I've loved theatre since I was a kid, starting off as an actor at school and university, and with the National Youth Theatre in the holidays. I tried out directing at school and really enjoyed it - my production of Dealer’s Choice won a prize adjudicated by Phyllida Lloyd. Then at university I acted in a bunch of plays and began to realise I loved discovering plays through rehearsal was what excited me the most about making theatre. I directed two plays - The Relapse and Donkey’s Years - and wanted to keep going so I applied to drama school. I was offered a place at LAMDA, and had an inspiring year on the directing course under the tutelage of Stephen Jameson. Towards the end of the course, we came up to the RSC here in Stratford for a weekend of workshops on rhetoric, text, voice, movement, and music.

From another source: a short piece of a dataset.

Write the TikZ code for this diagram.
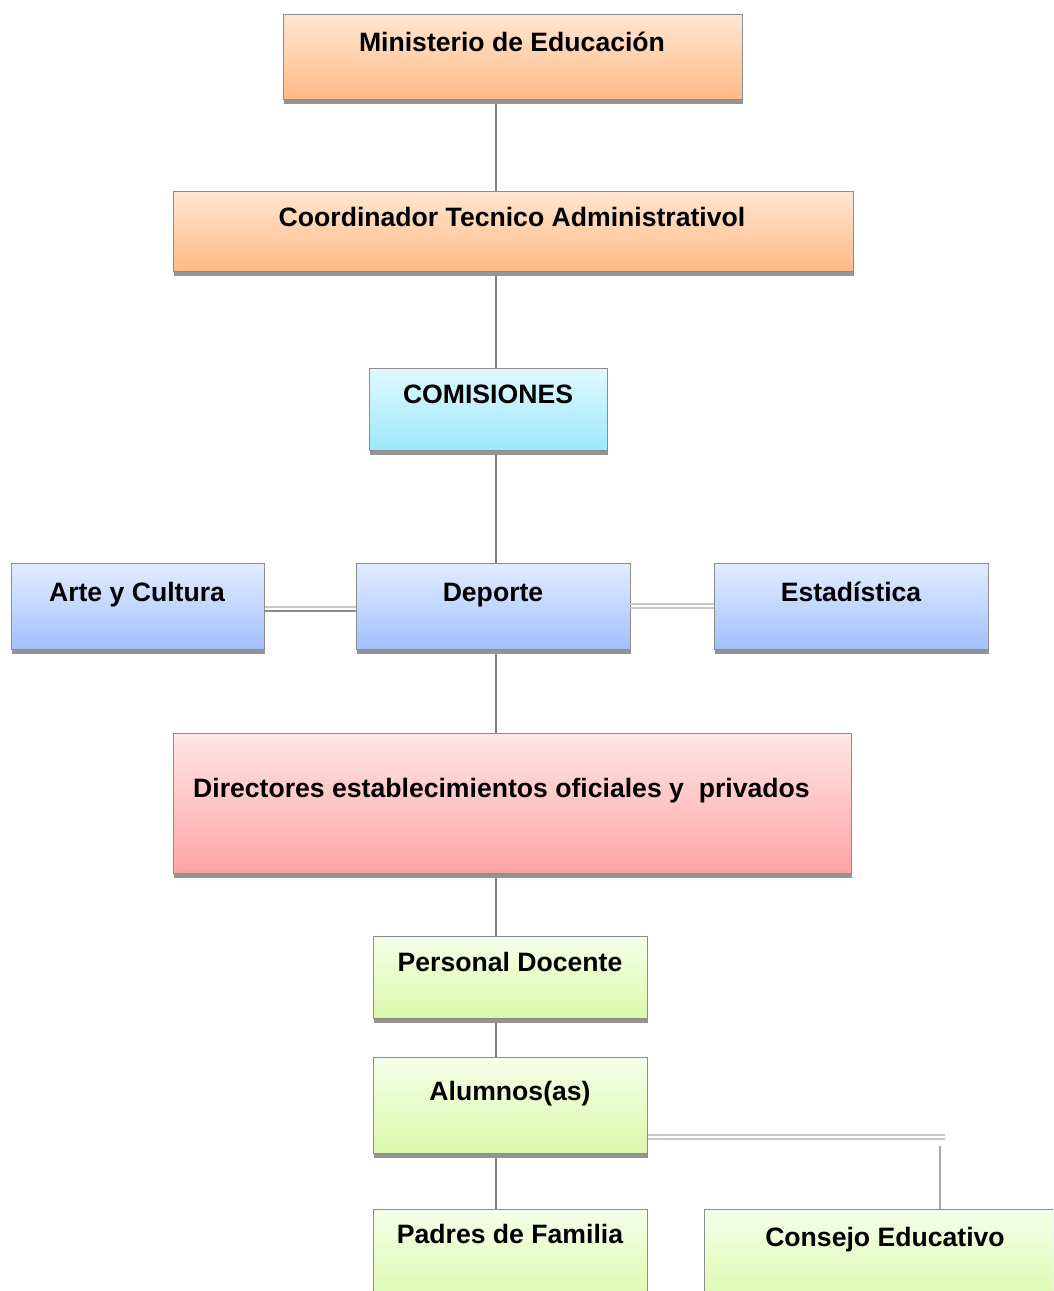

We were also invited to keep the company informed about our work if we were interest in being considered for assistant director opportunities in the future. After LAMDA, I was a trainee director at the Orange Tree Theatre in Sam Walter’s penultimate year. I learned about the joys of making theatre in-the-round by assisting a variety of directors, and I got involved in all departments of the building including education, literary, and youth theatre. The year culminated in a festival of new plays - unrivalled landscape - which I co-directed and developed with the Orange Tree’s Writers Group. Next, I was associate director on Threeway and Holes for the invisible dot ltd at the Edinburgh Fringe. I spent the first part of last year in New York City (my mother is American and I am a UK/US dual national) assisting Davis McCallum on London Wall for the Mint Theater, a production which was nominated for a Drama Desk and a Lucile Lortel award. It was also broadcast on American television as the inaugural “theatre close-up” programme for PBS. I returned from New York to be Associate Director on the London revival of Holes at the Arcola Theatre tent, and during the run I commissioned, developed, cast and directed Scenes on the Sand, six new one act plays presented at three late night performances on the Holes set. Shortly thereafter, I was invited to interview for the upcoming round of Assistant Director positions at the RSC, and after meeting with Angus Jackson, was asked to be his assistant on Oppenheimer.